◆ Task objective ◆
Copy every line of the listing that holds the string "matplotlib".

◆ Available data ◆
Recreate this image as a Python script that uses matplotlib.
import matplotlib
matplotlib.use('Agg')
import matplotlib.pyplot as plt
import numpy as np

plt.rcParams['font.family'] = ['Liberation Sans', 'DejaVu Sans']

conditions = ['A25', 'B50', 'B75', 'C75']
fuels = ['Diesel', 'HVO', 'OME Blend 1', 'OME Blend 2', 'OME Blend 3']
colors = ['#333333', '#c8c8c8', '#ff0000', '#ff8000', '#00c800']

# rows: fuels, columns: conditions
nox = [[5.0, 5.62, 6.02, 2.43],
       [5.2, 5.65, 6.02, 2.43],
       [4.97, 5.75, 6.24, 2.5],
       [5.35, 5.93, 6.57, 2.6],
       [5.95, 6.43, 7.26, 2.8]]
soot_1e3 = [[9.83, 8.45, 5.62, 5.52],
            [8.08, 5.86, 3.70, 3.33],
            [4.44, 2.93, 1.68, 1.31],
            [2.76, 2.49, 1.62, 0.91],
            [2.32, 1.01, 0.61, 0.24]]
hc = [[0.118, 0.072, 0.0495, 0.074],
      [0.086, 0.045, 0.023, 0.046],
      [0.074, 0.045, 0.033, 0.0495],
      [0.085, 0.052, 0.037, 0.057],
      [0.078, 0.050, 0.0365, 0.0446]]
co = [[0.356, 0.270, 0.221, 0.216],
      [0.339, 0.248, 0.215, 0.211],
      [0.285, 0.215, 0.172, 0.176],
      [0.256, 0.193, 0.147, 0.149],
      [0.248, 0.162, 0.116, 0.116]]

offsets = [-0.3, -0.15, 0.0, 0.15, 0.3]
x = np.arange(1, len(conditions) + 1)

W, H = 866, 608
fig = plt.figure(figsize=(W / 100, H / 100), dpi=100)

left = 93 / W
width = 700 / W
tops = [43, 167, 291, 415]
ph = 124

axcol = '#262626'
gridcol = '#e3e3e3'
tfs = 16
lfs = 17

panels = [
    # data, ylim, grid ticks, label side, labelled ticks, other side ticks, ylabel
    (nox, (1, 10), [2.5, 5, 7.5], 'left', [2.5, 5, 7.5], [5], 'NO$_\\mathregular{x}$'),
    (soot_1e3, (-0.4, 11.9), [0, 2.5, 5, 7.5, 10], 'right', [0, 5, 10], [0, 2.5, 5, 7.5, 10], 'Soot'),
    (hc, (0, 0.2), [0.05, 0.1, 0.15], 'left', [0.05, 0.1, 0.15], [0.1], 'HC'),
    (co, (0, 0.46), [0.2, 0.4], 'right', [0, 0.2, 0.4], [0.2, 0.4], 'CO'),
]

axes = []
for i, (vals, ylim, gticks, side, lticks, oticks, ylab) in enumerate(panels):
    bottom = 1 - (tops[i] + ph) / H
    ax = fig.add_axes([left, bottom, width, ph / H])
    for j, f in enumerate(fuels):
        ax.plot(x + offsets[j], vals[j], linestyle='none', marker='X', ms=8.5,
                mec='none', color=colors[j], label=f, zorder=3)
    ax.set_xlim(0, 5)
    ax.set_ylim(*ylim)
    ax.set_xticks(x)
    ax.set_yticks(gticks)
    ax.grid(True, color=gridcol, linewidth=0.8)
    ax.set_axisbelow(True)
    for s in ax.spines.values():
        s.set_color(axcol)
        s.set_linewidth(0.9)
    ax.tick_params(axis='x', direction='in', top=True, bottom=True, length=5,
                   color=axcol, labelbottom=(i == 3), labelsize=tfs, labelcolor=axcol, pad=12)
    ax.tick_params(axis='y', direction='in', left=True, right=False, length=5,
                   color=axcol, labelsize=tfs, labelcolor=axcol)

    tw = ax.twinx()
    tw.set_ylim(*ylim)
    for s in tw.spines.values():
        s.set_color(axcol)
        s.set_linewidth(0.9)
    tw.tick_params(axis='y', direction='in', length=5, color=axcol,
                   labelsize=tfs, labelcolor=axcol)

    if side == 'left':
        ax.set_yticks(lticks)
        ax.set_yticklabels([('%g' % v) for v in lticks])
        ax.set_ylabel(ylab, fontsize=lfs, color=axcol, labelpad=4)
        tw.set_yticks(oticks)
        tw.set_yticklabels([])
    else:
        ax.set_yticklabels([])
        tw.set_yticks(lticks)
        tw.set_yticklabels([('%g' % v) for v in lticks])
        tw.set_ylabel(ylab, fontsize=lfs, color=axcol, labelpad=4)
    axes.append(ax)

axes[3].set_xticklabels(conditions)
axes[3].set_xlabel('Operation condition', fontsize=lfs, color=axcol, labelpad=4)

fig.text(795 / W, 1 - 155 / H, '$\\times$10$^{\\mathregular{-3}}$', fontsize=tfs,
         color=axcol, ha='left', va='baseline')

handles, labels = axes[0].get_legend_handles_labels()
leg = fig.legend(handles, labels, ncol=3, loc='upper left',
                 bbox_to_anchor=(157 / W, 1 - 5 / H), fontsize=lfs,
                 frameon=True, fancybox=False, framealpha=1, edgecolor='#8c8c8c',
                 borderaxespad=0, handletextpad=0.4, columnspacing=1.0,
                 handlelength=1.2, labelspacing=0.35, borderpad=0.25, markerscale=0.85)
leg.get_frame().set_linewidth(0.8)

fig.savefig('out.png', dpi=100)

◆ Expected output ◆
Recreate this image as a Python script that uses matplotlib.
import matplotlib
matplotlib.use('Agg')
import matplotlib.pyplot as plt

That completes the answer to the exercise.